The Shack was one of the lasting memories of MU alums for the better part of the 20th century, but it has been nearly 20 years since it burned to the ground in 1988.
Soon, a new generation of MU students will be able to experience this former campus landmark. A restoration of The Shack is included in the plans for the expansion of Brady Commons. But these students might not even realize The Shack dates back to before many of their grandparents were even born.
A man, a truck and a dream
The story of The Shack has become a legend, and its beginnings are no different. According to longtime Shack owner Joe Franke, it all started in 1920, when Chandler Davis decided to move his family from California to downtown Columbia.
By 1921, Franke said, Davis and his family had arrived at 704 Conley Ave., where the Reynolds Alumni Center currently sits, and set up shop. Davis and his family began running a restaurant out of the extended truck that they called the Davis Tea Room. Their spaghetti and bread garnered quite a reputation around town, as did the homemade soup.
In 1932, the Davis Tea Room was bought by Jack Armel, and the name was promptly changed to Jack’s Shack. Along with the name change came another key introduction to the restaurant — beer. The establishment changed from a restaurant that catered to a largely dine-in crowd to one specializing in carry out. It was during these years “The Shackburger” was introduced, perfected by former employee Mary Blakemore, according to Franke.
In 1939 “Jack’s Shack” was officially shortened to “The Shack.” It was around this time the restaurant gained its status as the most prominent near-campus hangout Columbia had to offer. The pew-like booths, the worn green entrance door and the sign that was stolen so often the managers ended up carving the name on a nearby tree, all became legendary.
“From the middle ’40s to the ’80s, anybody who was anybody that came through the university has been to The Shack,” Franke said. “I go all over the country, and anybody who found out I was from Columbia, the first question they would always ask me is whether The Shack was still there.”
The restaurant’s most famous regular was cartoonist Mort Walker, creator of Beetle Bailey. Walker used to run the Showme, an MU humor magazine that many say had a role in Walker being kicked out of the School of Journalism. Walker ran all Showme meetings from the back room of The Shack. Walker went there so often he even carved his name into the ceiling, and many of Walker’s Beetle Bailey cartoons involve the restaurant in some form.
Another sign of its popularity during this time was the 1956 hit song “The Green Door,” written by MU alum Jim Lowe. The actual inspiration for the song is heavily debated, but many at the time believed it came from the famed green door of The Shack. Franke, though, says he does not believe the song actually came from the restaurant.

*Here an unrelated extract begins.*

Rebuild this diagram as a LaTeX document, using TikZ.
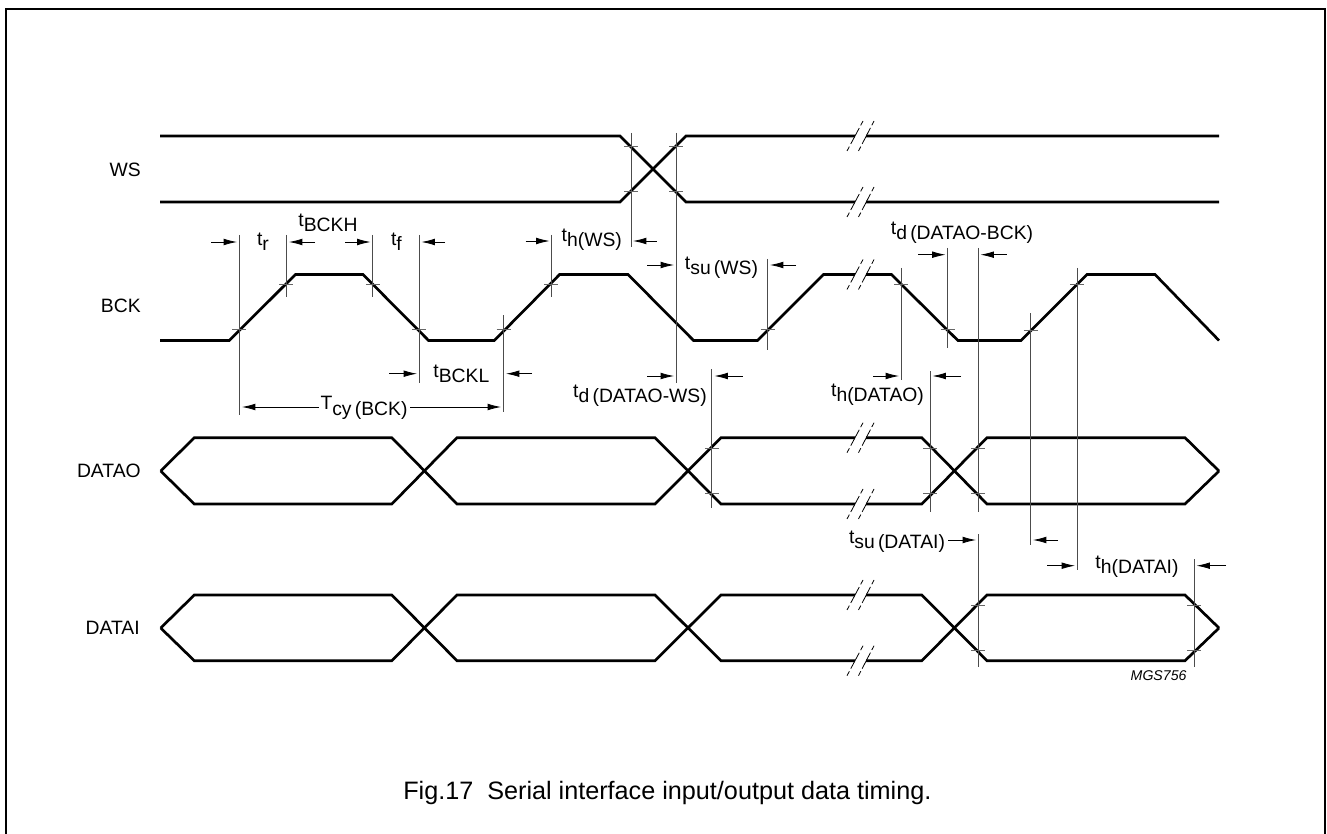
\documentclass[tikz,border=0pt]{standalone}
\usepackage{fontspec}
\setmainfont{Liberation Sans}
\usetikzlibrary{arrows.meta}
\newcommand{\tsub}[2]{#1\raisebox{-0.28em}{#2}}
\tikzset{
    signal/.style={line width=2pt, line join=miter},
    guide/.style={line width=0.7pt, black!70},
    tickmark/.style={line width=0.5pt, black!60},
    timearrow/.style={-{Latex[length=10pt,width=5pt]}, line width=0.6pt},
    lab/.style={inner sep=0pt, font=\fontsize{14.5}{16}\selectfont},
    breakmark/.pic={
        \fill[white] (-5.5,-3.5) rectangle (5.5,3.5);
        \draw[line width=0.6pt, dash pattern=on 3.75pt off 2.25pt on 13.5pt off 2.25pt on 3.75pt]
            (-13.5,15) -- (2.5,-15) (-2,15) -- (13.5,-15);
    }
}
\begin{document}
\begin{tikzpicture}[x=0.75pt, y=-0.75pt]
    \useasboundingbox (0,0) rectangle (1327,834);
    %frame
    \draw[line width=1.5pt] (6,834) -- (6,9) -- (1325,9) -- (1325,834);

    %signals
    \draw[signal] (160,136) -- (620,136) -- (686,202) -- (1219,202);
    \draw[signal] (160,202) -- (620,202) -- (686,136) -- (1219,136);
    \draw[signal] (160,340.5) -- (229.3,340.5) -- (295.4,274.5) -- (363,274.5) -- (428.6,340.5)
        -- (494.3,340.5) -- (559.6,274.5) -- (628,274.5) -- (693.6,340.5) -- (757.5,340.5)
        -- (823.6,274.5) -- (891.4,274.5) -- (957.9,340.5) -- (1021,340.5) -- (1087,274.5)
        -- (1155,274.5) -- (1219,340.5);
    \draw[signal] (160.7,471) -- (194.3,437.7) -- (391.8,437.7) -- (457,504) -- (655,504)
        -- (721,437.7) -- (921.8,437.7) -- (987,504) -- (1185,504) -- (1219,471);
    \draw[signal] (160.7,471) -- (194.3,504) -- (391.8,504) -- (457,437.7) -- (655,437.7)
        -- (721,504) -- (921.8,504) -- (987,437.7) -- (1185,437.7) -- (1219,471);
    \draw[signal] (160.7,628) -- (194.3,595) -- (391.8,595) -- (457,660.7) -- (655,660.7)
        -- (721,595) -- (921.8,595) -- (987,660.7) -- (1185,660.7) -- (1219,628);
    \draw[signal] (160.7,628) -- (194.3,660.7) -- (391.8,660.7) -- (457,595) -- (655,595)
        -- (721,660.7) -- (921.8,660.7) -- (987,595) -- (1185,595) -- (1219,628);

    %breaks
    \path (860.5,136) pic{breakmark} (860.5,202) pic{breakmark} (860.5,274.5) pic{breakmark}
        (860.5,437.7) pic{breakmark} (860.5,504) pic{breakmark}
        (860.5,595) pic{breakmark} (860.5,660.7) pic{breakmark};

    %guides
    \draw[guide] (631,133) -- (631,247)  (676,133) -- (676,383);
    \draw[guide] (239.3,235) -- (239.3,415)  (286.4,235) -- (286.4,297)
        (372.9,235) -- (372.9,297)  (419.3,235) -- (419.3,383)
        (503.6,315) -- (503.6,411.7)  (551.4,235) -- (551.4,297);
    \draw[guide] (767.5,259) -- (767.5,350)  (711.8,369) -- (711.8,508)
        (901.4,268) -- (901.4,380)  (930,371) -- (930,511.7)
        (947.5,248) -- (947.5,348)  (978,248) -- (978,511.7);
    \draw[guide] (1030.7,313) -- (1030.7,545)  (1077,268) -- (1077,570)
        (1194,559) -- (1194,666.7)  (978,534) -- (978,666.7);

    %ticks
    \draw[tickmark] (631,146.5) +(-7,0) -- +(7,0)  (631,191.5) +(-7,0) -- +(7,0)
        (676,146.5) +(-7,0) -- +(7,0)  (676,191.5) +(-7,0) -- +(7,0);
    \draw[tickmark] (239.3,329) +(-7,0) -- +(7,0)  (286.4,284) +(-7,0) -- +(7,0)
        (372.9,284) +(-7,0) -- +(7,0)  (419.3,329) +(-7,0) -- +(7,0)
        (503.6,329) +(-7,0) -- +(7,0)  (551.4,284) +(-7,0) -- +(7,0)
        (767.5,329) +(-7,0) -- +(7,0)  (901.4,284) +(-7,0) -- +(7,0)
        (947.5,329) +(-7,0) -- +(7,0)  (1030.7,330) +(-7,0) -- +(7,0)
        (1077,284) +(-7,0) -- +(7,0);
    \draw[tickmark] (711.8,448) +(-7,0) -- +(7,0)  (711.8,493) +(-7,0) -- +(7,0)
        (930,448) +(-7,0) -- +(7,0)  (930,493) +(-7,0) -- +(7,0)
        (978,448) +(-7,0) -- +(7,0)  (978,493) +(-7,0) -- +(7,0);
    \draw[tickmark] (978,605) +(-7,0) -- +(7,0)  (978,650) +(-7,0) -- +(7,0)
        (1194,605) +(-7,0) -- +(7,0)  (1194,650) +(-7,0) -- +(7,0);

    %arrows
    \draw[timearrow] (211,242) -- (237,242);
    \draw[timearrow] (315,242) -- (289,242);
    \draw[timearrow] (345,242) -- (370.5,242);
    \draw[timearrow] (445,242) -- (421.5,242);
    \draw[timearrow] (525.7,241) -- (549.5,241);
    \draw[timearrow] (656.8,241) -- (633,241);
    \draw[timearrow] (647,265) -- (674,265);
    \draw[timearrow] (796,265) -- (770,265);
    \draw[timearrow] (389,373.7) -- (417,373.7);
    \draw[timearrow] (532,373.7) -- (506,373.7);
    \draw[timearrow] (318.6,407) -- (242,407);
    \draw[timearrow] (410,407) -- (501,407);
    \draw[timearrow] (647,376) -- (674,376);
    \draw[timearrow] (742.5,376) -- (714.5,376);
    \draw[timearrow] (873,376) -- (899,376);
    \draw[timearrow] (961,376) -- (932.5,376);
    \draw[timearrow] (918,254.7) -- (945.5,254.7);
    \draw[timearrow] (1006.8,254.7) -- (980.5,254.7);
    \draw[timearrow] (948,540) -- (976,540);
    \draw[timearrow] (1058,540) -- (1033,540);
    \draw[timearrow] (1047,565.7) -- (1075,565.7);
    \draw[timearrow] (1226,565.7) -- (1196.5,565.7);

    %labels
    \node[lab, anchor=east] (ws) at (141,170) {WS};
    \node[lab, anchor=east] (bck) at (141,306) {BCK};
    \node[lab, anchor=east] (datao) at (141,471) {DATAO};
    \node[lab, anchor=east] (datai) at (140,628) {DATAI};

    \node[lab] (tr) at (263,241.7) {\tsub{t}{r}};
    \node[lab] (tbckh) at (328,223) {\tsub{t}{BCKH}};
    \node[lab] (tf) at (396.4,241.7) {\tsub{t}{f}};
    \node[lab] (thws) at (591.8,240) {\tsub{t}{h(WS)}};
    \node[lab] (tbckl) at (461.4,374) {\tsub{t}{BCKL}};
    \node[lab] (tcy) at (364,408) {\tsub{T}{cy\,(BCK)}};
    \node[lab] (tdws) at (640,396) {\tsub{t}{d\,(DATAO-WS)}};
    \node[lab] (tsuws) at (721.5,268) {\tsub{t}{su\,(WS)}};
    \node[lab] (tdbck) at (962,233) {\tsub{t}{d\,(DATAO-BCK)}};
    \node[lab] (thdo) at (877.5,395) {\tsub{t}{h(DATAO)}};
    \node[lab] (tsudi) at (897,541.7) {\tsub{t}{su\,(DATAI)}};
    \node[lab] (thdi) at (1137,566.7) {\tsub{t}{h(DATAI)}};
    \node[inner sep=0pt, font=\fontsize{10.6}{12}\selectfont\itshape] (code) at (1158.6,676) {MGS756};
    \node[inner sep=0pt, anchor=base west, font=\fontsize{18.9}{21}\selectfont] (caption) at (403,799) {Fig.17\ \ Serial interface input/output data timing.};
\end{tikzpicture}
\end{document}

Sometime in the 1960s, The Shack closed down. It was re-opened in 1974, but never regained its luster as a campus hangout. In 1984, The Shack officially closed down.
In February of 1988, MU purchased the land that the Shack resided on. Nine months later, at 1:07 a.m. on Nov. 1, The Shack burned to the ground. Suspicions of arson were widely reported in the local media at the time, but no culprit was ever found.
The New Shack
Almost 20 years later The Shack is coming back, but this time around you will have to bring your own burgers. The plans for the expansion of Brady Commonswill include an area called The Shack where students can congregate and eat together. It is part of the second phase in the expansion, which will not start until the first phase is finished, scheduled for around the end of 2008. Michelle Froese, spokesperson for Student Auxiliary Services, said there will not actually be any food served at The Shack. But students can get a burger from Mort’s, named after Mort Walker, and walk over and eat it at The Shack. The area will also contain official memorabilia from the original, such as a booth, photographs and newspaper clippings.
MU has been working closely with both former Shack owner Joe Franke and Mort Walker on the plans. Franke even gave them the recipe for the original Shackburger to use at Mort’s.
Franke said he thinks it is a very good situation.
Froese said she is also excited about blending the old with the new.
“It is a great way to give the students a new place to go while letting them take a look at history at the same time,” Froese said.